When reporting systems are robust, accident frequency rates are the most obvious sign of the state of OSH management.
But they also come late, trailing interventions by months and telling a story about their effect sometimes too late to be much use.
Gathering data on near-misses and unpicking those that had the potential to do serious harm adds a predictive element, but it's still a measure of what you didn't do rather than what you did.
Inspired by recent trends in OSH thinking that emphasise the value of positive efforts to improve safety as a quantum rather than focusing solely on failings, many larger organisations have added new indicators to those inescapable ones of accident and illness rates.
These "leading indicators" record the active attempts to improve the safety culture, such as the number of behavioural safety observations recorded, toolbox talks and training sessions held or site safety tours by senior management.

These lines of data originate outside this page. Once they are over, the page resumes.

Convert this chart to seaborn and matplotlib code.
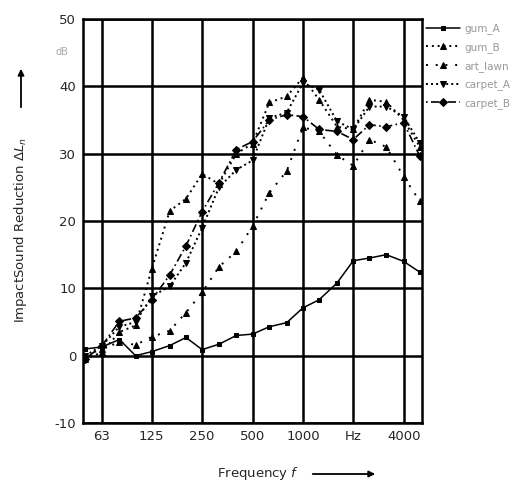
import numpy as np
import pandas as pd
import matplotlib
matplotlib.use("Agg")
import matplotlib.pyplot as plt
import seaborn as sns
from matplotlib.ticker import FixedLocator, NullFormatter

# third-octave band centre frequencies (Hz)
freqs = [50, 63, 80, 100, 125, 160, 200, 250, 315, 400, 500,
         630, 800, 1000, 1250, 1600, 2000, 2500, 3150, 4000, 5000]

gum_A = [1.0, 1.3, 2.4, 0.0, 0.6, 1.5, 2.7, 0.9, 1.7, 3.0, 3.2,
         4.3, 4.9, 7.1, 8.3, 10.8, 14.1, 14.5, 15.0, 14.0, 12.4]
gum_B = [-0.5, 0.5, 3.5, 4.5, 12.9, 21.5, 23.3, 27.0, 25.5, 30.0, 31.5,
         37.6, 38.5, 41.3, 38.0, 34.0, 33.6, 38.0, 37.7, 35.0, 31.0]
art_lawn = [0.0, 1.0, 2.0, 1.6, 2.8, 3.7, 6.4, 9.4, 13.2, 15.5, 19.2,
            24.2, 27.4, 33.9, 33.3, 29.8, 28.2, 32.1, 31.0, 26.6, 22.9]
carpet_A = [0.0, 1.5, 4.3, 5.0, 8.8, 10.3, 13.8, 19.0, 25.0, 27.6, 29.0,
            35.3, 36.1, 40.5, 39.5, 34.8, 33.6, 37.0, 37.0, 35.5, 31.6]
carpet_B = [-0.5, 1.5, 5.1, 5.6, 8.3, 12.0, 16.3, 21.4, 25.7, 30.6, 31.8,
            35.0, 35.8, 35.5, 33.6, 33.3, 32.1, 34.3, 34.0, 34.6, 29.6]

series = {"gum_A": gum_A, "gum_B": gum_B, "art_lawn": art_lawn,
          "carpet_A": carpet_A, "carpet_B": carpet_B}

major_ticks = [63, 125, 250, 500, 1000, 2000, 4000]
major_labels = ["63", "125", "250", "500", "1000", "Hz", "4000"]
y_ticks = [-10, 0, 10, 20, 30, 40, 50]

styles = {
    "gum_A":    dict(linestyle="-", marker="s", markersize=2.8, linewidth=1.1),
    "gum_B":    dict(linestyle=(0, (1, 2)), marker="^", markersize=4.2, linewidth=1.4),
    "art_lawn": dict(linestyle=(0, (1, 4)), marker="^", markersize=5, linewidth=1.4),
    "carpet_A": dict(linestyle=(0, (1, 1.6)), marker="v", markersize=4.8, linewidth=1.4),
    "carpet_B": dict(linestyle=(0, (1, 2, 5, 2)), marker="D", markersize=3.6, linewidth=1.2),
}

sns.set_style("white")
plt.rcParams["font.family"] = ["DejaVu Sans"]

fig = plt.figure(figsize=(5.27, 4.87), dpi=100)
ax = fig.add_axes([83 / 527, 1 - 423 / 487, (422 - 83) / 527, (423 - 19) / 487])

for name, vals in series.items():
    df = pd.DataFrame({"f": freqs, "L": vals})
    sns.lineplot(data=df, x="f", y="L", ax=ax, color="black", label=name,
                 markeredgecolor="black", **styles[name])

ax.set_xscale("log")
ax.set_xlim(48.5, 5150)
ax.set_ylim(-10, 50)

ax.xaxis.set_major_locator(FixedLocator(major_ticks))
ax.set_xticklabels(major_labels)
ax.xaxis.set_minor_locator(FixedLocator([f for f in freqs if f not in major_ticks]))
ax.xaxis.set_minor_formatter(NullFormatter())
ax.set_yticks(y_ticks)
ax.set_yticklabels([str(v) for v in y_ticks])
ax.yaxis.set_minor_locator(FixedLocator([-5, 5, 15, 25, 35, 45]))

ax.grid(True, which="major", color="black", linewidth=1.8)
for s in ax.spines.values():
    s.set_color("black")
    s.set_linewidth(1.8)

ax.tick_params(axis="both", which="major", length=0, pad=5, labelsize=9.5)
ax.tick_params(axis="x", which="minor", direction="in", length=3, width=1.5, colors="black")
ax.tick_params(axis="y", which="minor", direction="out", length=3, width=1.5, colors="black")
ax.set_xlabel("")
ax.set_ylabel("")

# unit marker next to the top of the value axis
fig.text(62 / 527, 1 - 52 / 487, "dB", color="#aaaaaa", fontsize=7, ha="center", va="center")

# axis titles with direction arrows
fig.text(21 / 527, 1 - 230 / 487, "ImpactSound Reduction $\\Delta L_n$", rotation=90,
         ha="center", va="center", fontsize=9.5)
fig.add_artist(matplotlib.patches.FancyArrowPatch(
    (21 / 527, 1 - 110 / 487), (21 / 527, 1 - 66 / 487), transform=fig.transFigure,
    arrowstyle="-|>", mutation_scale=9, color="black", linewidth=1.3))
fig.text(258 / 527, 1 - 473 / 487, "Frequency $f$", ha="center", va="center", fontsize=9.5)
fig.add_artist(matplotlib.patches.FancyArrowPatch(
    (310 / 527, 1 - 474 / 487), (378 / 527, 1 - 474 / 487), transform=fig.transFigure,
    arrowstyle="-|>", mutation_scale=9, color="black", linewidth=1.3))

leg = ax.legend(loc="upper left", bbox_to_anchor=(1.0, 1.0), frameon=False,
                fontsize=7.5, handlelength=3.2, handletextpad=0.5,
                labelspacing=0.75, borderaxespad=0.1, borderpad=0.3)
for t in leg.get_texts():
    t.set_color("#999999")

fig.savefig("out.png", dpi=100)
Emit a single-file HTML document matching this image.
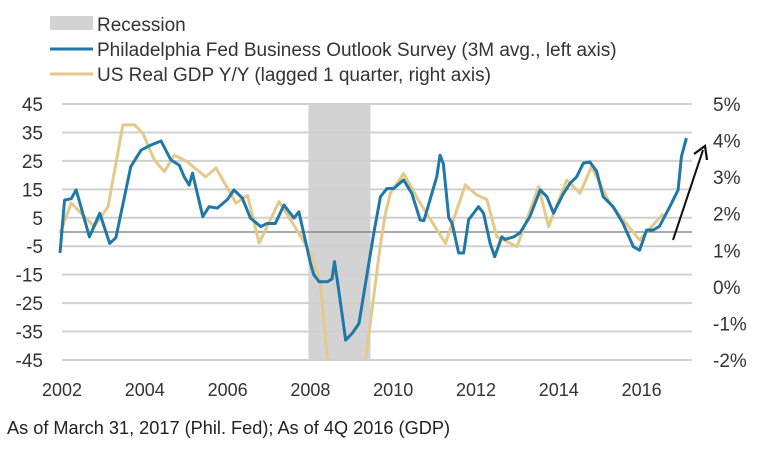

Measuring what you put into a system makes sense, but it only gives you half the picture if you don't check the effectiveness of that input.
Just as most practitioners know that it's not the quantity or detail of risk assessments that helps make a workplace safer, rather how the resulting control measures are enacted, the same is true of training and toolbox talks.
The meaningful indicator of how an input contributed to improving safety and health is not how many people turned up and sat through a session but how many of them thought it was useful, could remember the instructions a few weeks later, or acted on them on the job.
(There is a more basic argument for evaluation, of course, which is that it's the only way that you can be sure it was worth spending the money or effort in the first place.)
This kind of assessment makes more work and, as Bridget Leathley notes in our Lexicon article on benchmarking (IOSH Magazine May 2018), it is tempting to measure things that are easy to count.
But congratulating yourself on a job well done based on numerical inputs is like a manufacturer judging its success by the quantity of raw materials it uses while ignoring the scrap rates for finished units. Or, more widely, it's like any business that congratulates itself on rising revenues but pays less attention to profitability.
Turnover is vanity but profit is sanity, the saying goes. Adding some guaranteed sanity to your leading indicators by assessing their impact may be a slog but it will be effort well spent.